最高に冷えてくると家の中も外も無音になるからわかる。ひんやりした真っ暗な廊下を抜けて、玄関に着くと重い戸を身体一杯押し開けて曇天からヒラヒラと落ちてくる雪を見る。ただ不思議できれい。

思い出すのはそんな寒さが底無しの時、夕食事に父が大雪で工場にトラックが来ないから仕事が止まると言っていたこと。ため息を吐くが子供だからその大変さは心底はわからない。母も食べ物を買いに行くのが大変と言う。うちは農家では無いのに田舎で暮らしているので逆にお金が掛かるのだ。

そんな雪国の生活の向上を目指す為雪の研究をした著者の単に学問に振り切った研究だけでは無く、橇から雪の性質を見出すなどその生活に密接した研究。そして、それを支える基礎的な研究と、ただただ観察実験検証と一見単調な繰り返しすらもまっすぐに向かう光の様にこの人はブレが無いなぁと思いながら読み進みます。

新潟では粉雪は海沿いでは滅多に降らなかった。ボタン雪と呼ばれる湿った雪か、べとつきはしないがカチカチのサラサラの雪でもない、イメージできる雪の質感が主だった気がする。

粉雪が太平洋側では降らない理由をただ寒いだけではなぜ降らないのかというそんな素朴な疑問も本から溢れて出てくる。子供心に粉雪は静電気をおびているのか、風に押されて砂の様に地面を這うように見えた。粉雪のちょっと面倒な事も書いてあり、そうそう、そうだったと頷ける。

この書籍で面白いのが、人工雪を作る章だ。人工雪❄️と簡単に作れそうなイメージだが雪の核をどうやって作るのか?と考えたらまるで検討もつかない。多分頭の良い人ならははーん、と思いつくのであろう。経験とそこからくるウイットに富んだ発想から最終的に人工雪を作り出す事が出来る様になるのだが、文章の柔らかさからついつい長い道のりも雪道より楽に感じてしまう。

この本の中で幾度も検証と実験が繰り返される。その都度小さなドラマが生まれ、著者が悩み喜んだ様子が優しい文章で書かれている。そして著者が「雪の魅力」と「雪の厄介」を書き示したこの本に引き込まれる人は少なくない筈。

雪の結晶の顕微鏡写真が載っている。

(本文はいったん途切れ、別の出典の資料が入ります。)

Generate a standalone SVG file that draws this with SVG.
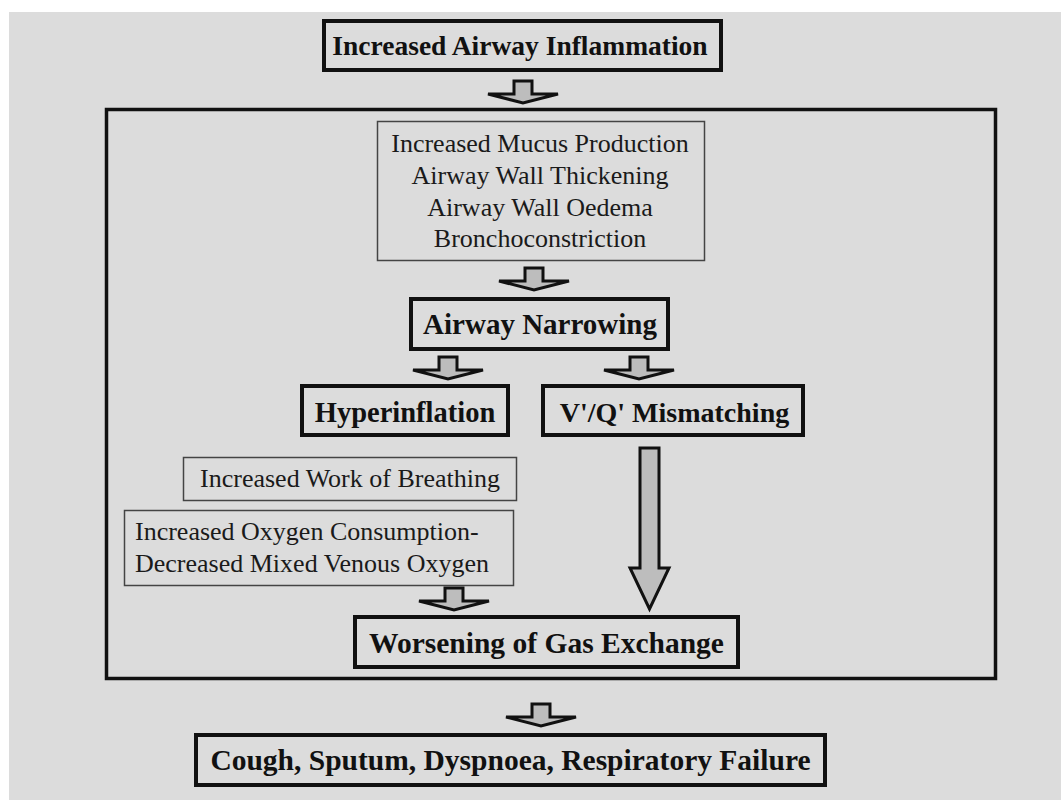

この本の中ではどんな暑い時でもあっと言う間に雪の世界に連れて行ってくれる。自分にとってこの本はページを開けばいつでも曇天からからいつまでも雪が落ちてくるのだ。


中谷宇吉郎 雪の科学館で購入した九谷焼の箸置きを愛でる。
これは十二華かな、これは放射樹枝かな。
季節が夏であろうが自分はこれを使う予定だ。